**Material**:
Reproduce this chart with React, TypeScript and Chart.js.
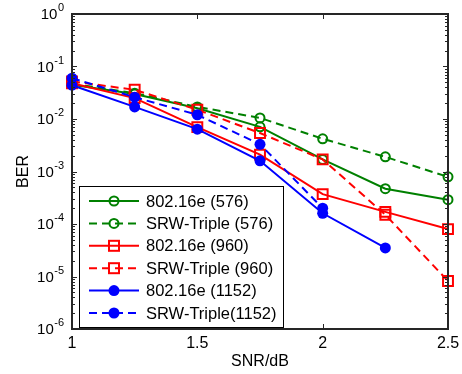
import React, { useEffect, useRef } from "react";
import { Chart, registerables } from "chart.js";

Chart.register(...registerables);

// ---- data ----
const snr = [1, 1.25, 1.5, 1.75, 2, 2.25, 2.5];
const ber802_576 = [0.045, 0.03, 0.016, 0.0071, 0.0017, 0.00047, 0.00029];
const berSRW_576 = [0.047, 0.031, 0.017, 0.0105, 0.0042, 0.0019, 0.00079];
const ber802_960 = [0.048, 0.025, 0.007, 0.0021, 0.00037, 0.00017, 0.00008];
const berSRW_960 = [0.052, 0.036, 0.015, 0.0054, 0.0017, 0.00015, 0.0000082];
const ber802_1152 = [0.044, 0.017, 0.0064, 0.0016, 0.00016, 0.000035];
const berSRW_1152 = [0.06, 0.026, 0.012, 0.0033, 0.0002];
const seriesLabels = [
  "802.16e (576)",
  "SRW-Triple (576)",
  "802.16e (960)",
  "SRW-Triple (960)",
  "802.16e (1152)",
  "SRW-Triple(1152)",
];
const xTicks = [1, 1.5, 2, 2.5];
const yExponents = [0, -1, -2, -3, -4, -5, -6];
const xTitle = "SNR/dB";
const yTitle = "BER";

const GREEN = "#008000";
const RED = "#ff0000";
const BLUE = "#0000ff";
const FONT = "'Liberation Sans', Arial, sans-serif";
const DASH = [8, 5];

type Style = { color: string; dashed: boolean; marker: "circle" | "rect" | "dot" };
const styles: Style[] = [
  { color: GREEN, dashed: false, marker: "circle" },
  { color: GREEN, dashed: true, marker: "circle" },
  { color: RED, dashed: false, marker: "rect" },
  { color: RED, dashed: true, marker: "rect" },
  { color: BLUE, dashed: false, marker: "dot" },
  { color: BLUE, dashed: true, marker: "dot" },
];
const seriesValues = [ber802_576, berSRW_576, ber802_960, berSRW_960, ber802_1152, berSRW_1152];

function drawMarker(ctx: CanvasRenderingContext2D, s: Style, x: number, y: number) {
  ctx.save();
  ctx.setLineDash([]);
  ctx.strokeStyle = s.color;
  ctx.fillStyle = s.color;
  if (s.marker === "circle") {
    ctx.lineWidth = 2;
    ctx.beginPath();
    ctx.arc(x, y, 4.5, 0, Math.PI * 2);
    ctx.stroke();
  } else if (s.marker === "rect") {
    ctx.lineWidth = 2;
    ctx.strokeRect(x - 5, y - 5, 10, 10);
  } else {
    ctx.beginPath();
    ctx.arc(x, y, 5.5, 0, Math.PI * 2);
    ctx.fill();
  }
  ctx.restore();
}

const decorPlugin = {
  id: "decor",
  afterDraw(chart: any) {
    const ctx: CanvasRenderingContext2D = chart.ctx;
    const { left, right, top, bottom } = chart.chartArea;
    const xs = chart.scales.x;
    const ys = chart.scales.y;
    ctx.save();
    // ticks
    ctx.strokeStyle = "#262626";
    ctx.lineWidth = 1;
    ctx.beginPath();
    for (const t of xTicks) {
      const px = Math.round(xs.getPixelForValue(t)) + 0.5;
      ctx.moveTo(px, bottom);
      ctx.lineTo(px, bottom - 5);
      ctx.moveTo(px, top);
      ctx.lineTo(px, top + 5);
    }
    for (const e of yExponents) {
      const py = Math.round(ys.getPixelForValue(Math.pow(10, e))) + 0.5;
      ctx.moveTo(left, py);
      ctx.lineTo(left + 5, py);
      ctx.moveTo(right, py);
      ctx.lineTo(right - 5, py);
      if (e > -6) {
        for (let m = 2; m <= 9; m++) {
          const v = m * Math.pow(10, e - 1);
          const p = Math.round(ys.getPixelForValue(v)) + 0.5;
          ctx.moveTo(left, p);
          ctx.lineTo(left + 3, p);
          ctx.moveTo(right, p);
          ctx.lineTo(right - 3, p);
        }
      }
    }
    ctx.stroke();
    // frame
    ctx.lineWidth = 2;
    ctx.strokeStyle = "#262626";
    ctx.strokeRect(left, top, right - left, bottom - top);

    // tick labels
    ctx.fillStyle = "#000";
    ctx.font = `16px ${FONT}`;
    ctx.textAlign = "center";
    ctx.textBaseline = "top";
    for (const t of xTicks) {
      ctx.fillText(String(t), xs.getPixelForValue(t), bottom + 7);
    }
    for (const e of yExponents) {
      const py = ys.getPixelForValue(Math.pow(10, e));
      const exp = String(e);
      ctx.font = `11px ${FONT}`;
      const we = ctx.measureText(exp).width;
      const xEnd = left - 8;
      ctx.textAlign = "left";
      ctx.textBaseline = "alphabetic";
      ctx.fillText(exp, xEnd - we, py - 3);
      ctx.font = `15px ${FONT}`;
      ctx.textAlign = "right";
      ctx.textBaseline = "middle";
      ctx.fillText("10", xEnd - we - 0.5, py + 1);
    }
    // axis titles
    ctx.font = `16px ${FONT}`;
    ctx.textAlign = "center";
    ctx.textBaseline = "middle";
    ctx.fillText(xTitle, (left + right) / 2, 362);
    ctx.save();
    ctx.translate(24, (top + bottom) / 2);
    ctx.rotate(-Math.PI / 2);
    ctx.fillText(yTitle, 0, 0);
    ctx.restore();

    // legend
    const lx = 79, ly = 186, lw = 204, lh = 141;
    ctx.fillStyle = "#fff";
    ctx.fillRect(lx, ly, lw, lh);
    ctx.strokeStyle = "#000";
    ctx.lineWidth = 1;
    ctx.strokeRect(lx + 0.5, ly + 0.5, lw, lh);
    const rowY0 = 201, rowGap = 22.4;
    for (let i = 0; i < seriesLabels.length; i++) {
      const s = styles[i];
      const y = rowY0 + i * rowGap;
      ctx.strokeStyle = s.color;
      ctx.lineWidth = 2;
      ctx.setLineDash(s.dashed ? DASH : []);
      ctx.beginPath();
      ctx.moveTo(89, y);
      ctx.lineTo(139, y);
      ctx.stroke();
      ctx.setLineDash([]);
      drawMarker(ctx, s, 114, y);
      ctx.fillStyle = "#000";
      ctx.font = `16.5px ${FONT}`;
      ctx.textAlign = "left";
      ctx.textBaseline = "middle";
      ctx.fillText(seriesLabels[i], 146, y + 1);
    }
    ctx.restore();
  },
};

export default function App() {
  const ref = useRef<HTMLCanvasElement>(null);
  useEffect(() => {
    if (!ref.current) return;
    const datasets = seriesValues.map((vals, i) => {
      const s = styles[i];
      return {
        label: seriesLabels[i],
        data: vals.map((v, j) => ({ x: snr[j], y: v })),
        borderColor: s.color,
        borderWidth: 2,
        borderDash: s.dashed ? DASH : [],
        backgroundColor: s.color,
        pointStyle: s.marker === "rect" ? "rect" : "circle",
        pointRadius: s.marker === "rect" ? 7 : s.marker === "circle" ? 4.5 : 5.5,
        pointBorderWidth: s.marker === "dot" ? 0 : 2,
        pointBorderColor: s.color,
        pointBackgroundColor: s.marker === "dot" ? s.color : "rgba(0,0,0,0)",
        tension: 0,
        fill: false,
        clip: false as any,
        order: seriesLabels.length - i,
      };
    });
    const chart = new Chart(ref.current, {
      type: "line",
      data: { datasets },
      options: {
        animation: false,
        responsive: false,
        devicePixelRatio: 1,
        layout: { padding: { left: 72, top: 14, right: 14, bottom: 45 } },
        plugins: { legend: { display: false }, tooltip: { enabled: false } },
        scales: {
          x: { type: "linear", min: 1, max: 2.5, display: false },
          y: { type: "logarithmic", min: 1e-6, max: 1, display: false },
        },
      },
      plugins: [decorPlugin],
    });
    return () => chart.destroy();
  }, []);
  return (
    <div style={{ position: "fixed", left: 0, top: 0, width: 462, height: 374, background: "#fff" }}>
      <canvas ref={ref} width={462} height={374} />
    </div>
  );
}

**Task to complete**:
Without the images, write out each line of the data verbatim.

**Output for this task**:
Reproduce this chart with React, TypeScript and Chart.js.
import React, { useEffect, useRef } from "react";
import { Chart, registerables } from "chart.js";

Chart.register(...registerables);

// ---- data ----
const snr = [1, 1.25, 1.5, 1.75, 2, 2.25, 2.5];
const ber802_576 = [0.045, 0.03, 0.016, 0.0071, 0.0017, 0.00047, 0.00029];
const berSRW_576 = [0.047, 0.031, 0.017, 0.0105, 0.0042, 0.0019, 0.00079];
const ber802_960 = [0.048, 0.025, 0.007, 0.0021, 0.00037, 0.00017, 0.00008];
const berSRW_960 = [0.052, 0.036, 0.015, 0.0054, 0.0017, 0.00015, 0.0000082];
const ber802_1152 = [0.044, 0.017, 0.0064, 0.0016, 0.00016, 0.000035];
const berSRW_1152 = [0.06, 0.026, 0.012, 0.0033, 0.0002];
const seriesLabels = [
  "802.16e (576)",
  "SRW-Triple (576)",
  "802.16e (960)",
  "SRW-Triple (960)",
  "802.16e (1152)",
  "SRW-Triple(1152)",
];
const xTicks = [1, 1.5, 2, 2.5];
const yExponents = [0, -1, -2, -3, -4, -5, -6];
const xTitle = "SNR/dB";
const yTitle = "BER";

const GREEN = "#008000";
const RED = "#ff0000";
const BLUE = "#0000ff";
const FONT = "'Liberation Sans', Arial, sans-serif";
const DASH = [8, 5];

type Style = { color: string; dashed: boolean; marker: "circle" | "rect" | "dot" };
const styles: Style[] = [
  { color: GREEN, dashed: false, marker: "circle" },
  { color: GREEN, dashed: true, marker: "circle" },
  { color: RED, dashed: false, marker: "rect" },
  { color: RED, dashed: true, marker: "rect" },
  { color: BLUE, dashed: false, marker: "dot" },
  { color: BLUE, dashed: true, marker: "dot" },
];
const seriesValues = [ber802_576, berSRW_576, ber802_960, berSRW_960, ber802_1152, berSRW_1152];

function drawMarker(ctx: CanvasRenderingContext2D, s: Style, x: number, y: number) {
  ctx.save();
  ctx.setLineDash([]);
  ctx.strokeStyle = s.color;
  ctx.fillStyle = s.color;
  if (s.marker === "circle") {
    ctx.lineWidth = 2;
    ctx.beginPath();
    ctx.arc(x, y, 4.5, 0, Math.PI * 2);
    ctx.stroke();
  } else if (s.marker === "rect") {
    ctx.lineWidth = 2;
    ctx.strokeRect(x - 5, y - 5, 10, 10);
  } else {
    ctx.beginPath();
    ctx.arc(x, y, 5.5, 0, Math.PI * 2);
    ctx.fill();
  }
  ctx.restore();
}

const decorPlugin = {
  id: "decor",
  afterDraw(chart: any) {
    const ctx: CanvasRenderingContext2D = chart.ctx;
    const { left, right, top, bottom } = chart.chartArea;
    const xs = chart.scales.x;
    const ys = chart.scales.y;
    ctx.save();
    // ticks
    ctx.strokeStyle = "#262626";
    ctx.lineWidth = 1;
    ctx.beginPath();
    for (const t of xTicks) {
      const px = Math.round(xs.getPixelForValue(t)) + 0.5;
      ctx.moveTo(px, bottom);
      ctx.lineTo(px, bottom - 5);
      ctx.moveTo(px, top);
      ctx.lineTo(px, top + 5);
    }
    for (const e of yExponents) {
      const py = Math.round(ys.getPixelForValue(Math.pow(10, e))) + 0.5;
      ctx.moveTo(left, py);
      ctx.lineTo(left + 5, py);
      ctx.moveTo(right, py);
      ctx.lineTo(right - 5, py);
      if (e > -6) {
        for (let m = 2; m <= 9; m++) {
          const v = m * Math.pow(10, e - 1);
          const p = Math.round(ys.getPixelForValue(v)) + 0.5;
          ctx.moveTo(left, p);
          ctx.lineTo(left + 3, p);
          ctx.moveTo(right, p);
          ctx.lineTo(right - 3, p);
        }
      }
    }
    ctx.stroke();
    // frame
    ctx.lineWidth = 2;
    ctx.strokeStyle = "#262626";
    ctx.strokeRect(left, top, right - left, bottom - top);

    // tick labels
    ctx.fillStyle = "#000";
    ctx.font = `16px ${FONT}`;
    ctx.textAlign = "center";
    ctx.textBaseline = "top";
    for (const t of xTicks) {
      ctx.fillText(String(t), xs.getPixelForValue(t), bottom + 7);
    }
    for (const e of yExponents) {
      const py = ys.getPixelForValue(Math.pow(10, e));
      const exp = String(e);
      ctx.font = `11px ${FONT}`;
      const we = ctx.measureText(exp).width;
      const xEnd = left - 8;
      ctx.textAlign = "left";
      ctx.textBaseline = "alphabetic";
      ctx.fillText(exp, xEnd - we, py - 3);
      ctx.font = `15px ${FONT}`;
      ctx.textAlign = "right";
      ctx.textBaseline = "middle";
      ctx.fillText("10", xEnd - we - 0.5, py + 1);
    }
    // axis titles
    ctx.font = `16px ${FONT}`;
    ctx.textAlign = "center";
    ctx.textBaseline = "middle";
    ctx.fillText(xTitle, (left + right) / 2, 362);
    ctx.save();
    ctx.translate(24, (top + bottom) / 2);
    ctx.rotate(-Math.PI / 2);
    ctx.fillText(yTitle, 0, 0);
    ctx.restore();

    // legend
    const lx = 79, ly = 186, lw = 204, lh = 141;
    ctx.fillStyle = "#fff";
    ctx.fillRect(lx, ly, lw, lh);
    ctx.strokeStyle = "#000";
    ctx.lineWidth = 1;
    ctx.strokeRect(lx + 0.5, ly + 0.5, lw, lh);
    const rowY0 = 201, rowGap = 22.4;
    for (let i = 0; i < seriesLabels.length; i++) {
      const s = styles[i];
      const y = rowY0 + i * rowGap;
      ctx.strokeStyle = s.color;
      ctx.lineWidth = 2;
      ctx.setLineDash(s.dashed ? DASH : []);
      ctx.beginPath();
      ctx.moveTo(89, y);
      ctx.lineTo(139, y);
      ctx.stroke();
      ctx.setLineDash([]);
      drawMarker(ctx, s, 114, y);
      ctx.fillStyle = "#000";
      ctx.font = `16.5px ${FONT}`;
      ctx.textAlign = "left";
      ctx.textBaseline = "middle";
      ctx.fillText(seriesLabels[i], 146, y + 1);
    }
    ctx.restore();
  },
};

export default function App() {
  const ref = useRef<HTMLCanvasElement>(null);
  useEffect(() => {
    if (!ref.current) return;
    const datasets = seriesValues.map((vals, i) => {
      const s = styles[i];
      return {
        label: seriesLabels[i],
        data: vals.map((v, j) => ({ x: snr[j], y: v })),
        borderColor: s.color,
        borderWidth: 2,
        borderDash: s.dashed ? DASH : [],
        backgroundColor: s.color,
        pointStyle: s.marker === "rect" ? "rect" : "circle",
        pointRadius: s.marker === "rect" ? 7 : s.marker === "circle" ? 4.5 : 5.5,
        pointBorderWidth: s.marker === "dot" ? 0 : 2,
        pointBorderColor: s.color,
        pointBackgroundColor: s.marker === "dot" ? s.color : "rgba(0,0,0,0)",
        tension: 0,
        fill: false,
        clip: false as any,
        order: seriesLabels.length - i,
      };
    });
    const chart = new Chart(ref.current, {
      type: "line",
      data: { datasets },
      options: {
        animation: false,
        responsive: false,
        devicePixelRatio: 1,
        layout: { padding: { left: 72, top: 14, right: 14, bottom: 45 } },
        plugins: { legend: { display: false }, tooltip: { enabled: false } },
        scales: {
          x: { type: "linear", min: 1, max: 2.5, display: false },
          y: { type: "logarithmic", min: 1e-6, max: 1, display: false },
        },
      },
      plugins: [decorPlugin],
    });
    return () => chart.destroy();
  }, []);
  return (
    <div style={{ position: "fixed", left: 0, top: 0, width: 462, height: 374, background: "#fff" }}>
      <canvas ref={ref} width={462} height={374} />
    </div>
  );
}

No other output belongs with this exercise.